At 08:29 AM 6/14/2006 +1000, you wrote:

There's also the overhead of establishing a new HTTP connection for each 'reference' to consider.
For that reason, it's better to reference large file(s) instead of multiple small files where possible. Such as combining stylesheets or external scripts on the server-side into a single file, and using the image sprite technique to combine multiple small images.

As for loading, my understanding is the browser will load images defined in stylesheets after the page has finished loading.
Also images defined in stylesheets are only loaded if they are referenced by an HTML element.
So if you're only "using" 1 of the 5 CSS classes you've defined, only 1 of those background-images _should_ be loaded.
I only know that from my own little tests with FF and IE, so nothing's to stop other browsers from loading everything. I'm not familar with the CSS specification, maybe theres's something mentioned there?

On 14/06/06, Paul Bennett <[EMAIL PROTECTED]> wrote:
Hi Veine,

'the only dumb question is one that goes unasked' :)

The Big Brains will hopefully chime in soon, but I'm guessing it will depend upon the cache setting of the clients browser.

Most people will leave the cache settings unaltered so the browser will cache your images and CSS file, then reuse them when another page calls the same files.

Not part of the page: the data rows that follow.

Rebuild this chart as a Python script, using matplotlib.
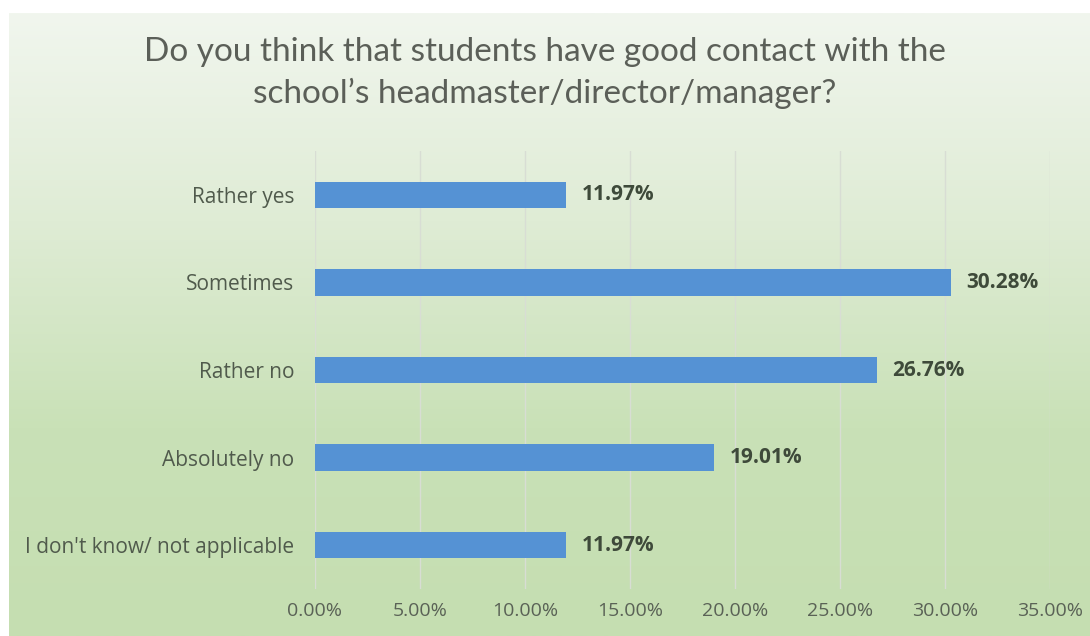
import matplotlib.pyplot as plt
import numpy as np
from matplotlib.colors import LinearSegmentedColormap

categories = ["Rather yes", "Sometimes", "Rather no", "Absolutely no",
              "I don't know/ not applicable"]
values = [11.97, 30.28, 26.76, 19.01, 11.97]
xticks = [0, 5, 10, 15, 20, 25, 30, 35]
title = ("Do you think that students have good contact with the\n"
         "school\u2019s headmaster/director/manager?")

W, H = 1090, 636
fig = plt.figure(figsize=(W / 100, H / 100), dpi=100, facecolor="white")

# gradient background (white strip on top and left)
bg = fig.add_axes([9 / W, 0, 1 - 9 / W, (H - 13) / H], zorder=-10)
cmap = LinearSegmentedColormap.from_list(
    "bg", ["#f1f6ee", "#dfecd5", "#c9e1b7", "#c5deb1"])
grad = np.linspace(0, 1, 256).reshape(-1, 1)
bg.imshow(grad, aspect="auto", cmap=cmap, extent=[0, 1, 0, 1], origin="upper")
bg.axis("off")

ax = fig.add_axes([315 / W, 47 / H, (1050 - 315) / W, (589 - 151) / H])
ax.set_facecolor("none")

y = np.arange(len(categories))
ax.barh(y, values, height=0.3, color="#5592d4", zorder=3)
ax.set_ylim(len(categories) - 0.5, -0.5)
ax.set_xlim(0, 35)

ax.set_yticks(y)
ax.set_yticklabels(categories, fontsize=15, color="#505a4c", family="Open Sans")
ax.set_xticks(xticks)
ax.set_xticklabels([f"{t:.2f}%" for t in xticks], fontsize=14,
                   color="#5a6256", family="Open Sans")
ax.tick_params(axis="both", length=0)
ax.tick_params(axis="y", pad=15)
ax.tick_params(axis="x", pad=9)

ax.grid(axis="x", color="#d8ddd4", linewidth=1, zorder=0)
for s in ax.spines.values():
    s.set_visible(False)

for yi, v in zip(y, values):
    ax.annotate(f"{v:.2f}%", (v, yi), xytext=(11, 0), textcoords="offset points",
                va="center", ha="left", fontsize=15, fontweight="bold",
                color="#3e4a3a", family="Open Sans")

fig.text(545 / W, 1 - 73 / H, title, ha="center", va="center",
         fontsize=24, color="#5b5f58", family="Lato", linespacing=1.45)

fig.savefig("out.png", dpi=100)
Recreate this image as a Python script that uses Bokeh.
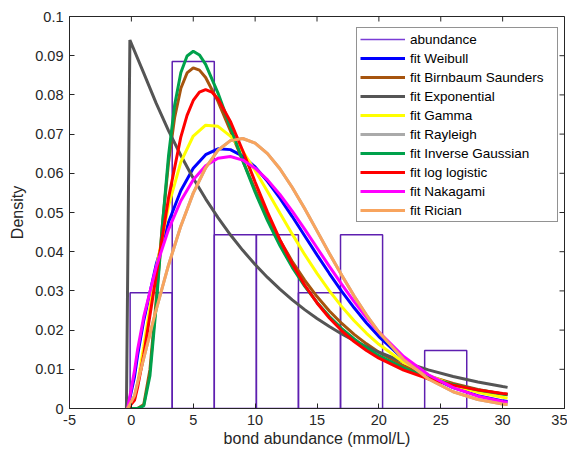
import math
from bokeh.plotting import figure
from bokeh.models import (ColumnDataSource, Legend, LegendItem, FixedTicker, Range1d)
from bokeh.embed import file_html
from bokeh.resources import INLINE

# ---------------- data ----------------
hist_edges = [-0.1, 3.3, 6.7, 10.1, 13.5, 16.9, 20.3, 23.7, 27.1]
hist_density = [0.0295, 0.0885, 0.0443, 0.0443, 0.0295, 0.0443, 0.0, 0.0148]

x_fit = [-0.3, 0.25, 0.5, 1, 2, 3, 4, 5, 6, 7, 8, 9, 10, 11, 12, 13, 14, 15, 16,
         17, 18, 19, 20, 22, 24, 26, 28, 30, 30.4]
weibull = [0, 0.00806, 0.0135, 0.02249, 0.03668, 0.0475, 0.0556, 0.06128, 0.06474,
           0.06625, 0.06604, 0.0644, 0.06161, 0.05794, 0.05365, 0.04897, 0.04408,
           0.0392, 0.03443, 0.02989, 0.02569, 0.02183, 0.01836, 0.01261, 0.00834,
           0.00532, 0.00328, 0.00195, 0.00176]
gamma = [0, 0.00237, 0.00633, 0.01591, 0.03558, 0.0517, 0.06291, 0.06951, 0.07226,
         0.07198, 0.0695, 0.0656, 0.0607, 0.05538, 0.0499, 0.04448, 0.0393, 0.03446,
         0.03002, 0.02599, 0.02238, 0.01919, 0.01638, 0.01182, 0.00842, 0.00593,
         0.00414, 0.00287, 0.00265]
rayleigh = [0, 0.00323, 0.00645, 0.01283, 0.02517, 0.03655, 0.04658, 0.05495, 0.06141,
            0.06588, 0.06834, 0.06888, 0.0677, 0.06503, 0.06115, 0.05637, 0.0510,
            0.04531, 0.03956, 0.03398, 0.02868, 0.02385, 0.0195, 0.01248, 0.00752,
            0.00427, 0.00229, 0.00116, 0.00101]
nakagami = [0, 0.0096, 0.0150, 0.02341, 0.03606, 0.04565, 0.05299, 0.05835, 0.06192,
            0.06385, 0.06428, 0.06337, 0.06131, 0.05832, 0.05459, 0.05033, 0.04575,
            0.041, 0.03625, 0.03164, 0.02725, 0.02318, 0.01947, 0.01326, 0.0086,
            0.00532, 0.00314, 0.00177, 0.00157]
rician = [0, 0.00323, 0.00645, 0.01283, 0.02517, 0.03655, 0.04658, 0.05495, 0.06141,
          0.06588, 0.06834, 0.06888, 0.0677, 0.06503, 0.06115, 0.05637, 0.0510,
          0.04531, 0.03956, 0.03398, 0.02868, 0.02385, 0.0195, 0.01248, 0.00752,
          0.00427, 0.00229, 0.00116, 0.00101]

x_loglog = [-0.3, 0.25, 0.5, 1, 2, 3, 4, 4.5, 5, 5.5, 6, 6.5, 7, 8, 9, 10, 11, 12, 13,
            14, 15, 16, 17, 18, 19, 20, 22, 24, 26, 28, 30, 30.4]
loglogistic = [0, 0.00208, 0.00536, 0.01371, 0.03379, 0.05367, 0.06931, 0.07479,
               0.07858, 0.08072, 0.08137, 0.08072, 0.07898, 0.07323, 0.06576,
               0.05779, 0.05009, 0.04306, 0.03685, 0.0315, 0.02693, 0.02307,
               0.01982, 0.01708, 0.01478, 0.01283, 0.00979, 0.00758, 0.00596,
               0.00475, 0.00384, 0.00368]

x_peak = [-0.3, 0.5, 1, 1.5, 2, 2.5, 3, 3.5, 4, 4.5, 5, 5.5, 6, 7, 8, 9, 10, 11, 12,
          13, 14, 15, 16, 17, 18, 19, 20, 22, 24, 26, 28, 30, 30.4]
birnbaum = [0, 0, 0.000986, 0.00991, 0.02748, 0.04666, 0.06275, 0.07433, 0.08169,
            0.0856, 0.08689, 0.08632, 0.08445, 0.07836, 0.0709, 0.06321, 0.05584,
            0.04905, 0.04294, 0.03751, 0.03273, 0.02856, 0.02489, 0.0217, 0.01891,
            0.01649, 0.01437, 0.01092, 0.00832, 0.00637, 0.00487, 0.00373, 0.00355]
inv_gauss = [0, 0, 0.00065, 0.00837, 0.02592, 0.04651, 0.06441, 0.0775, 0.08571,
             0.08994, 0.09115, 0.0902, 0.08778, 0.08046, 0.07183, 0.0632, 0.05516,
             0.04793, 0.04156, 0.036, 0.0312, 0.02705, 0.02348, 0.0204, 0.01775,
             0.01546, 0.01348, 0.0103, 0.00791, 0.0061, 0.00473, 0.00368, 0.0035]

x_exp = [-0.4, -0.12, 1, 2, 3, 4, 5, 6, 7, 8, 9, 10, 11, 12, 13, 14, 15, 16, 17, 18,
         19, 20, 22, 24, 26, 28, 30, 30.4]
exponential = [0, 0.094, 0.08557, 0.07789, 0.0709, 0.06455, 0.05876, 0.05349,
               0.04869, 0.04432, 0.04035, 0.03673, 0.03343, 0.03044, 0.0277,
               0.02522, 0.02296, 0.0209, 0.01902, 0.01732, 0.01576, 0.01435,
               0.01189, 0.00985, 0.00816, 0.00676, 0.0056, 0.00539]

x_ticks = [-5, 0, 5, 10, 15, 20, 25, 30, 35]
x_tick_labels = ["-5", "0", "5", "10", "15", "20", "25", "30", "35"]
y_ticks = [0, 0.01, 0.02, 0.03, 0.04, 0.05, 0.06, 0.07, 0.08, 0.09, 0.1]
y_tick_labels = ["0", "0.01", "0.02", "0.03", "0.04", "0.05", "0.06", "0.07",
                 "0.08", "0.09", "0.1"]
x_lim = (-5, 35)
y_lim = (0, 0.1)

# ---------------- styling ----------------
FONT = "Liberation Sans"
AX = "#262626"
HIST_COLOR = "#5E1FB0"

p = figure(output_backend="svg", toolbar_location=None,
           frame_width=495, frame_height=392,
           min_border_left=69, min_border_top=16, min_border_right=3,
           min_border_bottom=10,
           x_range=Range1d(*x_lim), y_range=Range1d(*y_lim),
           x_axis_label="bond abundance (mmol/L)", y_axis_label="Density")
p.background_fill_color = "white"
p.border_fill_color = "white"
p.outline_line_color = AX
p.xgrid.visible = False
p.ygrid.visible = False

for ax, ticks, labels in ((p.xaxis[0], x_ticks, x_tick_labels),
                          (p.yaxis[0], y_ticks, y_tick_labels)):
    ax.ticker = FixedTicker(ticks=ticks)
    ax.major_label_overrides = {t: l for t, l in zip(ticks, labels)}
    ax.axis_line_color = AX
    ax.major_tick_line_color = AX
    ax.major_tick_in = 5
    ax.major_tick_out = 0
    ax.minor_tick_line_color = None
    ax.major_label_text_font = FONT
    ax.major_label_text_color = AX
    ax.major_label_text_font_size = "14.5px"
    ax.major_label_standoff = 6
    ax.axis_label_text_font = FONT
    ax.axis_label_text_color = AX
    ax.axis_label_text_font_style = "normal"
    ax.axis_label_text_font_size = "16px"
    ax.axis_label_standoff = 6
p.xaxis[0].axis_label_standoff = 2

# inward ticks on the top and right edges of the box
p.ray(x=x_ticks, y=[y_lim[1]] * len(x_ticks), length=5, length_units="screen",
      angle=-math.pi / 2, line_color=AX, line_width=1)
p.ray(x=[x_lim[1]] * len(y_ticks), y=y_ticks, length=5, length_units="screen",
      angle=math.pi, line_color=AX, line_width=1)

# histogram
hsrc = ColumnDataSource(dict(left=hist_edges[:-1], right=hist_edges[1:],
                             top=hist_density, bottom=[0] * len(hist_density)))
p.quad(left="left", right="right", top="top", bottom="bottom", source=hsrc,
       fill_color=None, line_color=HIST_COLOR, line_width=1.5)
hist_leg = p.line(x=[float("nan")], y=[float("nan")], line_color="#7A3CD6",
                  line_width=1.5)

LW = 3
series = [
    ("fit Weibull", x_fit, weibull, "#0000FF"),
    ("fit Birnbaum Saunders", x_peak, birnbaum, "#A6540E"),
    ("fit Exponential", x_exp, exponential, "#555555"),
    ("fit Gamma", x_fit, gamma, "#FFFF00"),
    ("fit Rayleigh", x_fit, rayleigh, "#AAAAAA"),
    ("fit Inverse Gaussian", x_peak, inv_gauss, "#00A14B"),
    ("fit log logistic", x_loglog, loglogistic, "#FF0000"),
    ("fit Nakagami", x_fit, nakagami, "#FF00FF"),
    ("fit Rician", x_fit, rician, "#F8A45E"),
]

items = [LegendItem(label="abundance", renderers=[hist_leg])]
for name, xs, ys, col in series:
    r = p.line(x=xs, y=ys, line_color=col, line_width=LW)
    items.append(LegendItem(label=name, renderers=[r]))

legend = Legend(items=items, location=(287, 186))
legend.label_text_font = FONT
legend.label_text_font_size = "13.5px"
legend.label_text_color = "#000000"
legend.glyph_width = 45
legend.glyph_height = 16
legend.label_height = 16
legend.label_width = 144
legend.label_standoff = 5
legend.spacing = 3
legend.padding = 3
legend.margin = 0
legend.border_line_color = AX
legend.border_line_width = 1
legend.background_fill_color = "white"
legend.background_fill_alpha = 1
p.add_layout(legend, "center")

open("out.html", "w").write(file_html(p, INLINE))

The big slowdown will occur when people first load the page - if you're referencing 11 *different* image files at 50Kb each, that's (counts on fingers).... 550Kb - which is way too large.

Does that help?

Paul

-----Original Message-----
From: listdad@webstandardsgroup.org [mailto: listdad@webstandardsgroup.org ] On Behalf Of Veine Vikberg
Sent: Wednesday, June 14, 2006 9:14 AM
To: wsg@webstandardsgroup.org
Subject: [WSG] How does CSS handle it's references

Greetings;

Now this may be one of the most basic questions I have ever asked on this list - and make you laugh at me but...

Here goes, if a stylesheet has a reference to three classes, each of which has an image as background that is 50K - when that stylesheet is used in another page, does that image get loaded before the page is displayed?

  I hope I make sense here, what spurred the question is that I have used an online web speed checker, and it refused to load the page, saying it was too big, cause my style sheet has 11 of those references for this partcular internal site, so the speed isn't really the issue, but I was thinking about other projects.